What’s interesting here is how, once again, this shades Jessica’s character more than Hardman’s. We already knew Hardman embezzled money and cheated on his dying wife; although he’s been a fairly ambiguous character at times, his introduction was sleazy, and he hasn’t explicitly strayed from that. Jessica, however, gets dirtier the longer we look at her. A few weeks ago, we learned of her “prank” that was more like a shaming. Now, we learn she fired a woman for having an affair. These things emphasize her ruthlessness, but they also shine a light on the more untoward side of Jessica, the one that’s not always the good guy. It’s either a sad cliché of what a woman in power is seen as being, or a potential meta-commentary about what a woman of Jessica’s race and gender might have to do to get to the top and stay there. Precisely what the show is aiming for here isn’t quite clear yet, either in flashback or the present.

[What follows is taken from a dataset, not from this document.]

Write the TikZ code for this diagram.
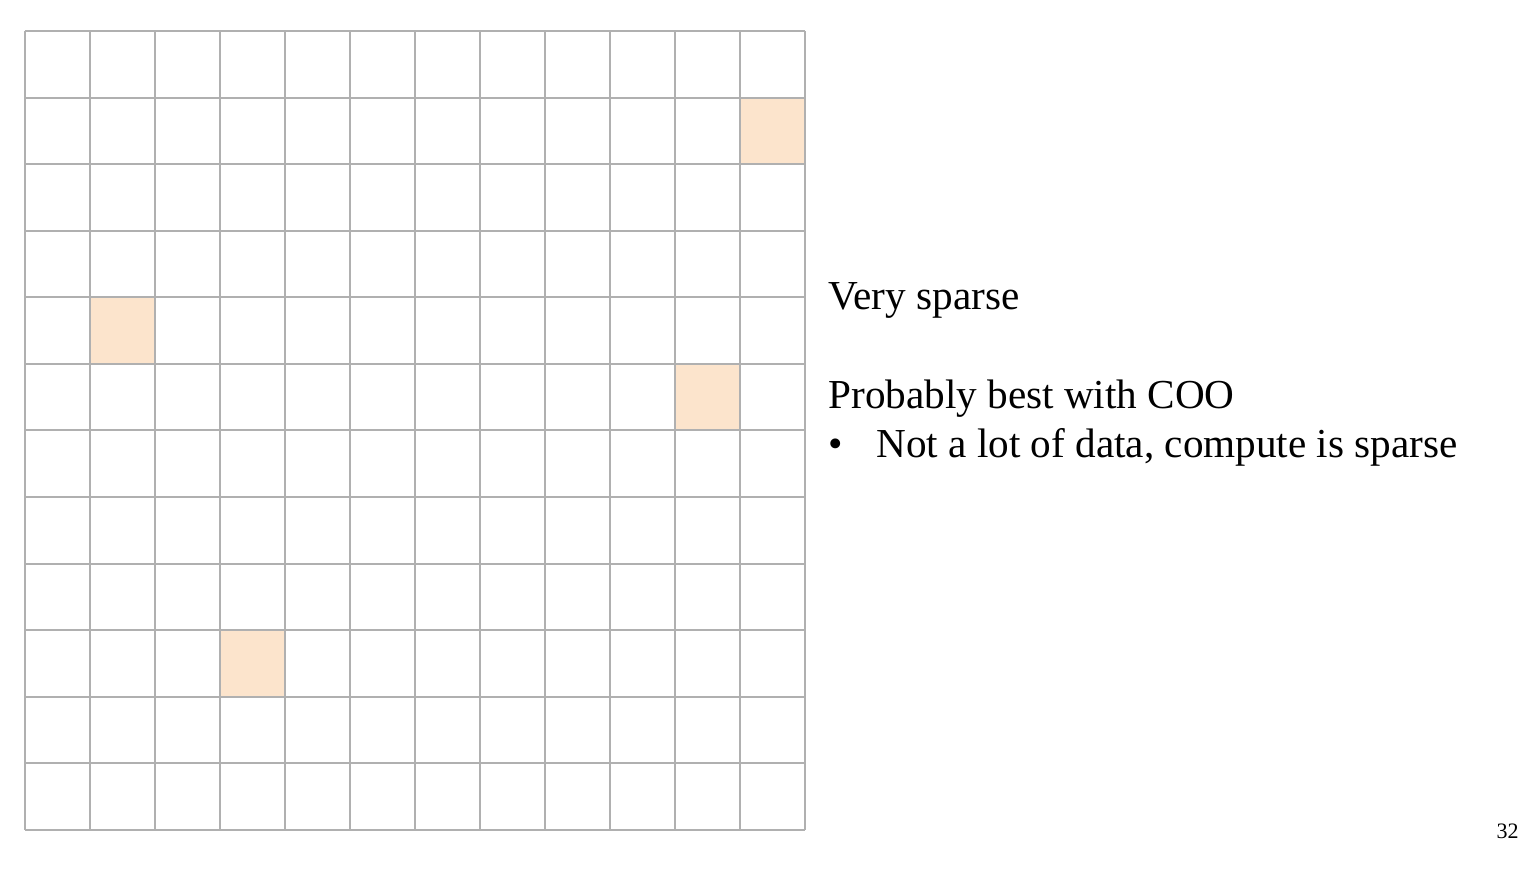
\documentclass[tikz,border=0pt]{standalone}
\usepackage{fontspec}
\setmainfont{Liberation Serif}
\definecolor{cellfill}{HTML}{FCE4CC}
\definecolor{gridline}{HTML}{B0B0B0}

\begin{document}
\begin{tikzpicture}[x=0.5pt,y=-0.5pt,font=\fontsize{20.6}{24}\selectfont]
\useasboundingbox (0,0) rectangle (1530,868);
\foreach \c/\r in {11/1,1/4,10/5,3/9}{
\fill[cellfill] (25+65*\c,31+66.58*\r) rectangle (90+65*\c,97.58+66.58*\r);}
\foreach \k in {0,...,12}{
\draw[gridline,line width=1pt] (25+65*\k,31)--(25+65*\k,830);
\draw[gridline,line width=1pt] (25,31+66.58*\k)--(805,31+66.58*\k);}
\node[anchor=base west,inner sep=0pt] (sparse) at (828,309) {Very sparse};
\node[anchor=base west,inner sep=0pt] (best) at (828,408) {Probably best with COO};
\node[anchor=base west,inner sep=0pt] (dot) at (828,457) {\textbullet};
\node[anchor=base west,inner sep=0pt] (reason) at (876,457) {Not a lot of data, compute is sparse};
\node[anchor=base east,inner sep=0pt,font=\fontsize{11}{13}\selectfont] (page) at (1519,838) {32};
\end{tikzpicture}
\end{document}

Mike’s flashbacks suffered even more in that absolutely everything we saw was information we already knew: Mike fell for Jenny first, his moral compass is easily compromised if it involves helping his grandmother, and Trevor was a drug dealer who stole Jenny out from underneath him. Does it matter that we now know Jenny’s roommate was the one who got him into the test-taking business? Was it really impressive to see Mike rattle off math answers and Moby Dick prose? Well, no, not really. It was nice to see that Trevor and Jenny weren’t always some sort of chain around Mike’s neck dragging him down, but they feel so irrelevant to Mike’s current story that these flashbacks would have been better placed last season, in the midst of all his turmoil with them.

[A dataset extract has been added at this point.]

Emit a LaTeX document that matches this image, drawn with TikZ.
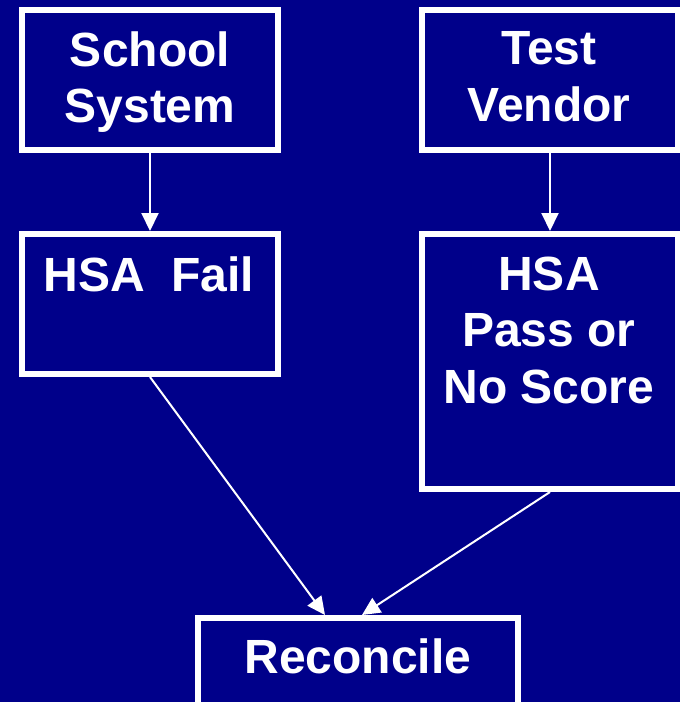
\documentclass[tikz,border=0pt]{standalone}
\usepackage{fontspec}
\setmainfont{Liberation Sans}
\usetikzlibrary{positioning, fit, arrows.meta}

\definecolor{mnavy}{RGB}{0,0,138}

\tikzset{
	box/.style={draw=white, line width=6pt, inner sep=0pt, fill=mnavy},
	boxtext/.style={anchor=north, inner sep=0pt, text=white, align=center,
		font=\fontsize{48}{56.5}\selectfont\bfseries},
	flow/.style={draw=white, line width=2pt, -{Triangle[length=18pt, width=17pt]}}
}

\begin{document}
\begin{tikzpicture}[x=1pt, y=-1pt]
		\fill[mnavy] (0,0) rectangle (680,702);
		\useasboundingbox (0,0) rectangle (680,702);

		% Top row
		\node[box, fit={(22,10) (278,150)}] (school) {};
		\node[box, fit={(422,10) (678,150)}] (vendor) {};

		% Middle row
		\node[box, fit={(22,234) (278,374)}] (fail) {};
		\node[box, fit={(422,234) (678,489)}] (pass) {};

		% Bottom
		\node[box, fit={(198,618) (518,706)}] (reconcile) {};

		% Texts
		\node[boxtext] (school-t) at (150,31.5) {School\\System};
		\node[boxtext] (vendor-t) at (549,31.5) {Test\\Vendor};
		\node[boxtext] (fail-t) at (149,256.5) {HSA~~Fail};
		\node[boxtext] (pass-t) at (549,256.5) {HSA\\Pass or\\No Score};
		\node[boxtext] (reconcile-t) at (358,639) {Reconcile};

		% Edges
		\draw[flow] (school) -- (fail);
		\draw[flow] (vendor) -- (pass);
		\draw[flow] (fail.south) -- (reconcile.north -| 325,0);
		\draw[flow] (pass.south) -- (reconcile.north -| 362,0);
	\end{tikzpicture}
\end{document}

The only person the flashback truly served was Harvey, who was the one character to really get any sort of emotional examination through the flashback device. There have been hints dropped about Harvey’s parents here and there, enough to let us know there’s a story there, but tonight was the first time any explicit information was given. Harvey’s doggedness in returning Hardman to the obscurity he sent him to five years ago has a root; there’s more at stake for Harvey here than Jessica not being in charge.

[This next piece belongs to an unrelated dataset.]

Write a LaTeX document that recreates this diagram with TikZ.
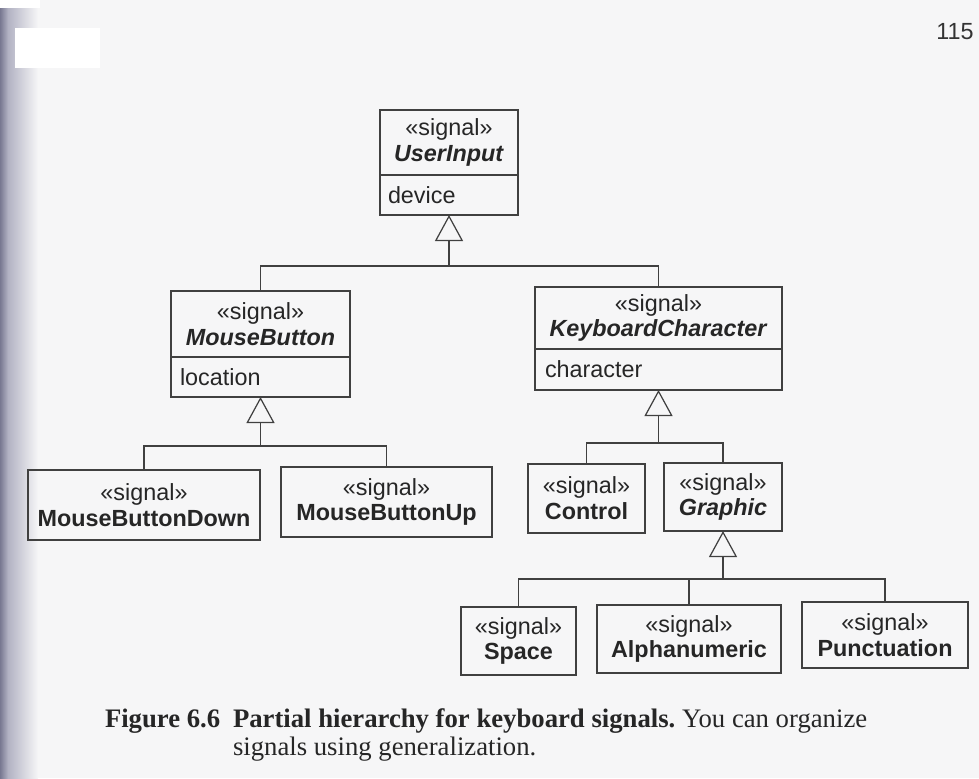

He essentially gave up mourning his father for this.

While he was throwing the blackmail smack down on Hardman, his father was dying of a heart attack. And other than a momentary loss of control upon hearing the news from Donna, Harvey threw everything he was feeling behind a wall and threw himself into being a new partner instead. Now, with Hardman threatening to become Harvey’s boss again, he seems to be suddenly thrust back to that day. This is beautifully illustrated by an evocative, melancholy train ride that ends up at his father’s gravestone, where he toasts to his memory. We still don’t know much about their relationship and how Harvey’s mother fits into his story, but there is the beginning of a breadcrumb trail here. I do hope we get more in the future.

The good thing about how Suits has evolved in its second season is it almost doesn’t matter that nothing of true import happened in the episode. Spending time in this world has become compelling enough to justify even the thinnest of story, and this is perhaps the season’s greatest triumph. But next time the series flashes back, I do hope there's more story there to justify it (and that someone, anyone has a silly wig).

Stray observations:

  • Harvey is finally going to get Donna back, and Jessica seems to think this is a good idea. I think they better come up with a genius way for it to make sense. Save Donna!
  • The throughline between flashback Louis and the Louis we know today is unclear. Flashback Louis was far less mature and jaded.
  • Speaking of Louis, his braces are this show’s version of funny flashback hair. Ridiculous and a bit unrealistic, but fun.
  • Flashback Mike sees Harvey walking down the street and tells Trevor to shoot him if he ever looks like that. See, it’s funny because it happened! Get it?
  • I hope we never meet Norma, because the idea of her is far better than any reality could ever be.
  • “How did you know that?” “I’m Donna; I know everything.”